Straw People

October 12th, 2017
Straw People
You’ll do a double take when wandering around the Uraidla Sustainability Fair this year. Odd figures will be appearing here and there.

On a closer look you’ll discover they have straw limbs and tattered clothes and with a poke of the finger you’ll find they’re definitely not human.

What you’ll be looking at is the Uraidla Sustainability Fair’s scarecrow competition.

Held on Sunday, November 5 – the same day as the Uraidla and Summertown show – the fair educates locals about sustainability and renewable energy.

Uraidla Sustainability Fair secretary Sue King said the scarecrows are always popular with fair goers.

The idea is to reuse materials – about 90 per cent – to create your scarecrow with entries in three categories, junior primary, primary and open classes.

“Last year we had about 25 scarecrows of all levels of creativity,” she said. “One pair were sitting on chairs without any heads! My favourite aspect was the variety of hats they wore.

“We had caps, Sunday best hats and of course lots of farm type hats, some of which were very worn.

“The deeper purpose of the competition is to encourage kids to think about reusing. What can you do with that worn skirt or trousers?”

With over 50 exhibitors showcasing everything from the latest solar panels and batteries, to skin care and food, sustainability can be applied to all areas of life.
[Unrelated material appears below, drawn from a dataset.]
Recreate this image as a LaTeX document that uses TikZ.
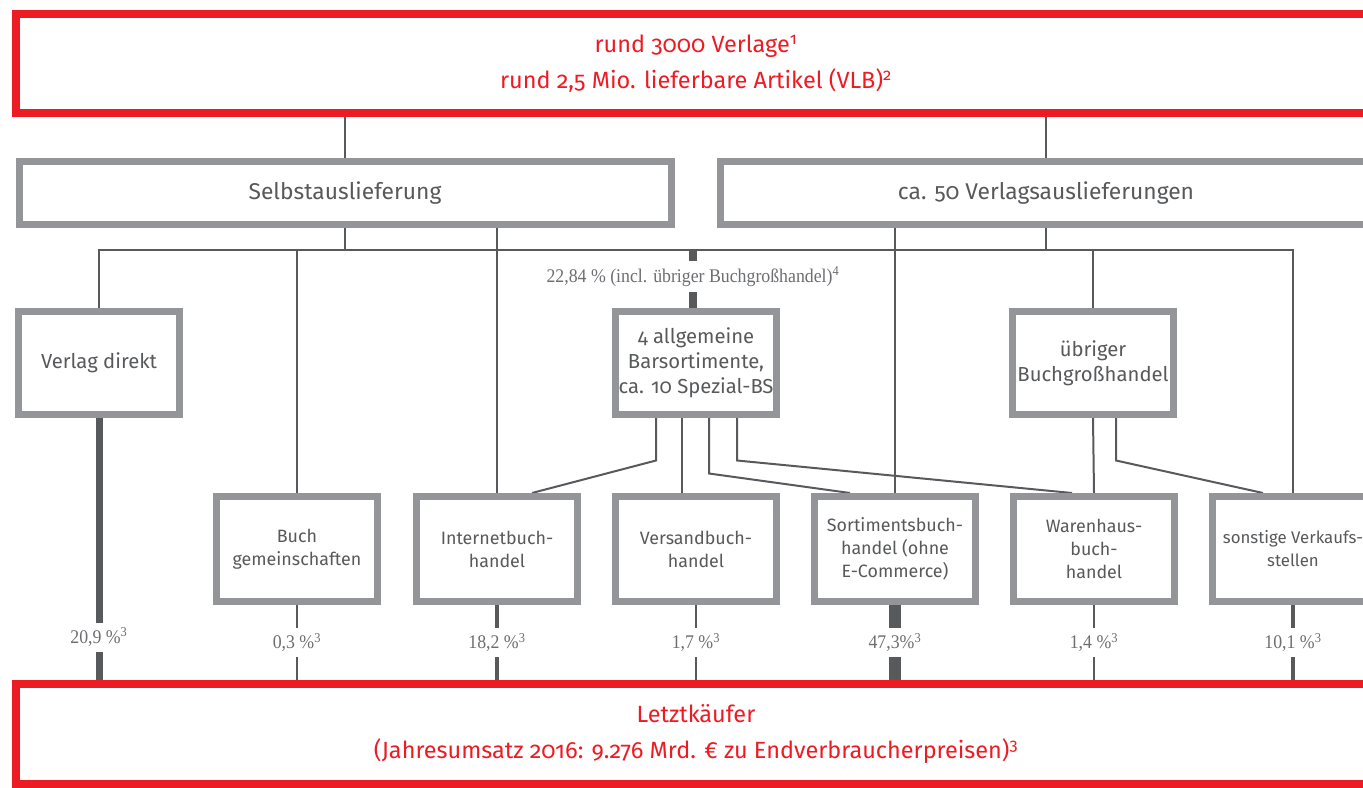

There will be a recycled fashion parade, sustainable gardening talks, demonstrations, community stalls, local food, and natural wine and cider. Bring your knives or tools to be sharpened by Mr Knife or pick up a mushroom growing kit from Fun Guy Fungi.

Adelaide’s first cloth nappy library service, Ecobums will encourage parents to move away from disposable nappies and hire a pack of cloth nappies to try.

A new addition to the fair, the Remakery is the place to bring those tools or items at the back of the shed that you have avoided fixing.

“There will be simple tools at the Remakery so people can repair it themselves or work with others who know how to go about it,” Sue said.

“We really hope people will be encouraged by the fair to reduce their carbon footprint, to think about how to reuse and recycle in their lives without it being an awful choir.

“We want people to have fun and see the many creative ways it can be done.

“We have the good fortune to live on this earth in this moment and we want to be handing on to our children and the community an earth that is not damaged.

“Our area is so beautiful and productive in terms of fruit and vegetables and working alongside the show we can think about how we can be productive in sustainable ways.

“The show is a very important community event and it talks about who we are as a community and we are wanting to add to that notion of who we are – a wholly sustainable community.”

When the fair first began 14 years ago it was one of the first of its kind in Australia.

“Back then there were no talk of batteries and there were only small solar panels,” Uraidla Sustainability Fair treasurer Richard Wallace said.

“It was still a greenie technology – people thought you were a bit weird to have that stuff. There is now an acceptance and the cost of the technology has reduced.

“There has been a significant uptake of solar panels with the massive government rebates so it’s much more mainstream.

“Sustainability in general is much more common because of the discussion around climate change. People see they need to do something in their own backyard.”

The fair focuses on changes or activities you can do at home such as producing your own food, switching to LED lights or looking after wildlife.

Solar panel set ups can now even include USB ports to charge phones – useful during a power outage or bushfire.

The fair also donates a portion of any profits back into the community and have given funds to pay for solar panels at the Basket Range cricket club.

In the future, they hope to install a small solar panel with USB ports and a digital radio on the Uraidla show building which becomes a refuge during bushfires.

Richard said running alongside the Uraidla and Summertown show allows the two events to help each other out.

“Volunteers help on either side and it increases the community involvement,” he said.

“People have the opportunity to meet people they otherwise wouldn’t. Obviously it’s a lot of work but it’s a fantastic community building exercise if you can do it well.

“We hope to get more people involved and continue to promote sustainable living.”

The Uraidla Sustainability Fair will be held on Sunday, November 5 from 9am at the Uraidla Primary School grounds.

Entry to the fair is included in Uraidla and Summertown show ticket price of $5.